## Exercise details
Restate each of the lines below word for word and drop every picture.

## Data section
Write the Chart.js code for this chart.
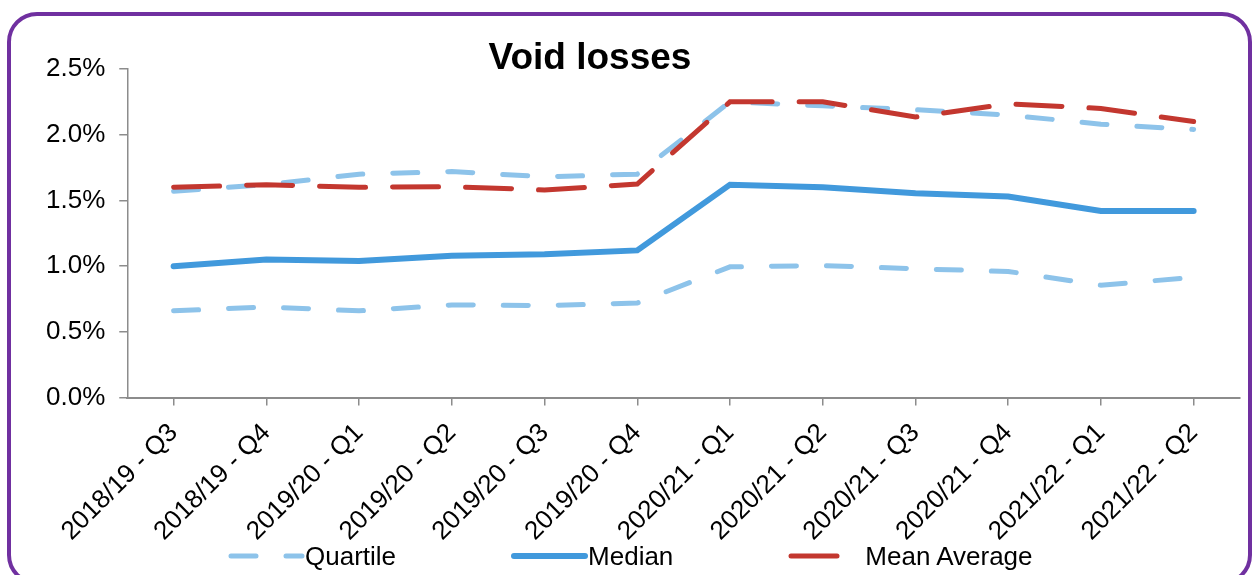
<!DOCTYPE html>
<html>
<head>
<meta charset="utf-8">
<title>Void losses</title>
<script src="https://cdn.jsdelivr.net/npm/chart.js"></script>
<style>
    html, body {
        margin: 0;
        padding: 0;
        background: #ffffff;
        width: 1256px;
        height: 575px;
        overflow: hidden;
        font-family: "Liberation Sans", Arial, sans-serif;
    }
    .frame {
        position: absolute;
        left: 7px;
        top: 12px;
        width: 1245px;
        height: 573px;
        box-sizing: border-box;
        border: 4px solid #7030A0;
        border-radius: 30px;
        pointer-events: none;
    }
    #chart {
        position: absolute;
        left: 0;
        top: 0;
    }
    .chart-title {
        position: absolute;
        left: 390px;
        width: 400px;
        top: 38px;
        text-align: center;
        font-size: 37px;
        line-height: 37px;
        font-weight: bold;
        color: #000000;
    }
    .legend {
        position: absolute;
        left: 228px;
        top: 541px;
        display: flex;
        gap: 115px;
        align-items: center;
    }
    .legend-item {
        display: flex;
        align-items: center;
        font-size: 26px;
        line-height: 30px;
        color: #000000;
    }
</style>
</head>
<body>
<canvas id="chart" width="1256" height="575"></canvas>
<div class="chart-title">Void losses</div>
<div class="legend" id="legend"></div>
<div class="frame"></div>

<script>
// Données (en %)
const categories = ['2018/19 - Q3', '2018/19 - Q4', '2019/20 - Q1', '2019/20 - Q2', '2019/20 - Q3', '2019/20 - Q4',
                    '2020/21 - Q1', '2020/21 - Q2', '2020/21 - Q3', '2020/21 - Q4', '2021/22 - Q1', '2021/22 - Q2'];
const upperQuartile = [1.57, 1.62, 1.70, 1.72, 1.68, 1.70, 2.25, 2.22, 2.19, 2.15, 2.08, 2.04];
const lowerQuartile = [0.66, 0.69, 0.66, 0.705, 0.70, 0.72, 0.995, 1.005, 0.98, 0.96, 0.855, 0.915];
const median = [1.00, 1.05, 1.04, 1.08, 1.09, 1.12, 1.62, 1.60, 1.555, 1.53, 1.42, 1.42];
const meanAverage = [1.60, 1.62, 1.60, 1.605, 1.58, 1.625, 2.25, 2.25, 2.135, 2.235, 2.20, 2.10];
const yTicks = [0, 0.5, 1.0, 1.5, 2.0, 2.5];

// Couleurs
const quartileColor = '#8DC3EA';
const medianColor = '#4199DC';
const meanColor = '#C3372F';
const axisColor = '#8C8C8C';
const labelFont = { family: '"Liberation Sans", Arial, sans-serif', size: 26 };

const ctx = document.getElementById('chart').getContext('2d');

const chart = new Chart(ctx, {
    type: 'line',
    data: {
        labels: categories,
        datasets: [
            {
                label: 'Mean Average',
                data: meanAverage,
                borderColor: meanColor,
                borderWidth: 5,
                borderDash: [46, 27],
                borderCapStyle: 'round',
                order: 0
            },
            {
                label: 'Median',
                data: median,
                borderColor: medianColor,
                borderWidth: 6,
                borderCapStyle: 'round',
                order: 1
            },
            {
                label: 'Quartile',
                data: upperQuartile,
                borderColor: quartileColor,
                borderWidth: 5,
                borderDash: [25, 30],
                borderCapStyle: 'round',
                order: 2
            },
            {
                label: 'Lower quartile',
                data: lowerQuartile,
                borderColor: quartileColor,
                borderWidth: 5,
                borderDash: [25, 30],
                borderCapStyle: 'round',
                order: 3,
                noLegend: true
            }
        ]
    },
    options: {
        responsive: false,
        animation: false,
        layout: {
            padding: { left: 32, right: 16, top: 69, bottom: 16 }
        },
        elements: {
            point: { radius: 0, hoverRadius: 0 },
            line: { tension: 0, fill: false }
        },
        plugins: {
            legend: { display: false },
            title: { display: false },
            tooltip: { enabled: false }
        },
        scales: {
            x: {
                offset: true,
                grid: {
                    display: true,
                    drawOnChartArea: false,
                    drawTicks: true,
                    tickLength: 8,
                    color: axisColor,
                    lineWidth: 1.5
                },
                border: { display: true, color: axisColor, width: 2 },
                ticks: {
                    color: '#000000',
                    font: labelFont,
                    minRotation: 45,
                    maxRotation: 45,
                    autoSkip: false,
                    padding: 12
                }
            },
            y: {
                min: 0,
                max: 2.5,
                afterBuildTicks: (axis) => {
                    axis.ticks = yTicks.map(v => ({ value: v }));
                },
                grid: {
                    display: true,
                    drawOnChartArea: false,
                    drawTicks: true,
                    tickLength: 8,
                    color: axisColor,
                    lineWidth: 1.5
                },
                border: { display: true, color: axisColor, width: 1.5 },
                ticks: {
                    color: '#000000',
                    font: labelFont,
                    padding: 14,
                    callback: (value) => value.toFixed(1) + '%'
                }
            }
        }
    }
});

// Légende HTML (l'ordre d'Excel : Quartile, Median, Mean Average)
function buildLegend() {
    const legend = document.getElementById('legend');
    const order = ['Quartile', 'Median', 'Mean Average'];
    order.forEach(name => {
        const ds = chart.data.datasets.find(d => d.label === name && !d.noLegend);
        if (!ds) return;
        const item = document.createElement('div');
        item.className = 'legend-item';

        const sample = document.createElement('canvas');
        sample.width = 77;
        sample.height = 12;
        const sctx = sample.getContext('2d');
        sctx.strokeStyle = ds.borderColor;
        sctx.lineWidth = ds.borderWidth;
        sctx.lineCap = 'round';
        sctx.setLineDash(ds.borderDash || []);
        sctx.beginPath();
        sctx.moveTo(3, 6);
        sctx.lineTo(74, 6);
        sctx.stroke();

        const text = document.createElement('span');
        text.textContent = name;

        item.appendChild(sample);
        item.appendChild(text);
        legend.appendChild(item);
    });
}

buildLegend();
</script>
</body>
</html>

## Output for this exercise
Write the Chart.js code for this chart.
<!DOCTYPE html>
<html>
<head>
<meta charset="utf-8">
<title>Void losses</title>
<script src="https://cdn.jsdelivr.net/npm/chart.js"></script>
<style>
    html, body {
        margin: 0;
        padding: 0;
        background: #ffffff;
        width: 1256px;
        height: 575px;
        overflow: hidden;
        font-family: "Liberation Sans", Arial, sans-serif;
    }
    .frame {
        position: absolute;
        left: 7px;
        top: 12px;
        width: 1245px;
        height: 573px;
        box-sizing: border-box;
        border: 4px solid #7030A0;
        border-radius: 30px;
        pointer-events: none;
    }
    #chart {
        position: absolute;
        left: 0;
        top: 0;
    }
    .chart-title {
        position: absolute;
        left: 390px;
        width: 400px;
        top: 38px;
        text-align: center;
        font-size: 37px;
        line-height: 37px;
        font-weight: bold;
        color: #000000;
    }
    .legend {
        position: absolute;
        left: 228px;
        top: 541px;
        display: flex;
        gap: 115px;
        align-items: center;
    }
    .legend-item {
        display: flex;
        align-items: center;
        font-size: 26px;
        line-height: 30px;
        color: #000000;
    }
</style>
</head>
<body>
<canvas id="chart" width="1256" height="575"></canvas>
<div class="chart-title">Void losses</div>
<div class="legend" id="legend"></div>
<div class="frame"></div>

<script>
// Données (en %)
const categories = ['2018/19 - Q3', '2018/19 - Q4', '2019/20 - Q1', '2019/20 - Q2', '2019/20 - Q3', '2019/20 - Q4',
                    '2020/21 - Q1', '2020/21 - Q2', '2020/21 - Q3', '2020/21 - Q4', '2021/22 - Q1', '2021/22 - Q2'];
const upperQuartile = [1.57, 1.62, 1.70, 1.72, 1.68, 1.70, 2.25, 2.22, 2.19, 2.15, 2.08, 2.04];
const lowerQuartile = [0.66, 0.69, 0.66, 0.705, 0.70, 0.72, 0.995, 1.005, 0.98, 0.96, 0.855, 0.915];
const median = [1.00, 1.05, 1.04, 1.08, 1.09, 1.12, 1.62, 1.60, 1.555, 1.53, 1.42, 1.42];
const meanAverage = [1.60, 1.62, 1.60, 1.605, 1.58, 1.625, 2.25, 2.25, 2.135, 2.235, 2.20, 2.10];
const yTicks = [0, 0.5, 1.0, 1.5, 2.0, 2.5];

// Couleurs
const quartileColor = '#8DC3EA';
const medianColor = '#4199DC';
const meanColor = '#C3372F';
const axisColor = '#8C8C8C';
const labelFont = { family: '"Liberation Sans", Arial, sans-serif', size: 26 };

const ctx = document.getElementById('chart').getContext('2d');

const chart = new Chart(ctx, {
    type: 'line',
    data: {
        labels: categories,
        datasets: [
            {
                label: 'Mean Average',
                data: meanAverage,
                borderColor: meanColor,
                borderWidth: 5,
                borderDash: [46, 27],
                borderCapStyle: 'round',
                order: 0
            },
            {
                label: 'Median',
                data: median,
                borderColor: medianColor,
                borderWidth: 6,
                borderCapStyle: 'round',
                order: 1
            },
            {
                label: 'Quartile',
                data: upperQuartile,
                borderColor: quartileColor,
                borderWidth: 5,
                borderDash: [25, 30],
                borderCapStyle: 'round',
                order: 2
            },
            {
                label: 'Lower quartile',
                data: lowerQuartile,
                borderColor: quartileColor,
                borderWidth: 5,
                borderDash: [25, 30],
                borderCapStyle: 'round',
                order: 3,
                noLegend: true
            }
        ]
    },
    options: {
        responsive: false,
        animation: false,
        layout: {
            padding: { left: 32, right: 16, top: 69, bottom: 16 }
        },
        elements: {
            point: { radius: 0, hoverRadius: 0 },
            line: { tension: 0, fill: false }
        },
        plugins: {
            legend: { display: false },
            title: { display: false },
            tooltip: { enabled: false }
        },
        scales: {
            x: {
                offset: true,
                grid: {
                    display: true,
                    drawOnChartArea: false,
                    drawTicks: true,
                    tickLength: 8,
                    color: axisColor,
                    lineWidth: 1.5
                },
                border: { display: true, color: axisColor, width: 2 },
                ticks: {
                    color: '#000000',
                    font: labelFont,
                    minRotation: 45,
                    maxRotation: 45,
                    autoSkip: false,
                    padding: 12
                }
            },
            y: {
                min: 0,
                max: 2.5,
                afterBuildTicks: (axis) => {
                    axis.ticks = yTicks.map(v => ({ value: v }));
                },
                grid: {
                    display: true,
                    drawOnChartArea: false,
                    drawTicks: true,
                    tickLength: 8,
                    color: axisColor,
                    lineWidth: 1.5
                },
                border: { display: true, color: axisColor, width: 1.5 },
                ticks: {
                    color: '#000000',
                    font: labelFont,
                    padding: 14,
                    callback: (value) => value.toFixed(1) + '%'
                }
            }
        }
    }
});

// Légende HTML (l'ordre d'Excel : Quartile, Median, Mean Average)
function buildLegend() {
    const legend = document.getElementById('legend');
    const order = ['Quartile', 'Median', 'Mean Average'];
    order.forEach(name => {
        const ds = chart.data.datasets.find(d => d.label === name && !d.noLegend);
        if (!ds) return;
        const item = document.createElement('div');
        item.className = 'legend-item';

        const sample = document.createElement('canvas');
        sample.width = 77;
        sample.height = 12;
        const sctx = sample.getContext('2d');
        sctx.strokeStyle = ds.borderColor;
        sctx.lineWidth = ds.borderWidth;
        sctx.lineCap = 'round';
        sctx.setLineDash(ds.borderDash || []);
        sctx.beginPath();
        sctx.moveTo(3, 6);
        sctx.lineTo(74, 6);
        sctx.stroke();

        const text = document.createElement('span');
        text.textContent = name;

        item.appendChild(sample);
        item.appendChild(text);
        legend.appendChild(item);
    });
}

buildLegend();
</script>
</body>
</html>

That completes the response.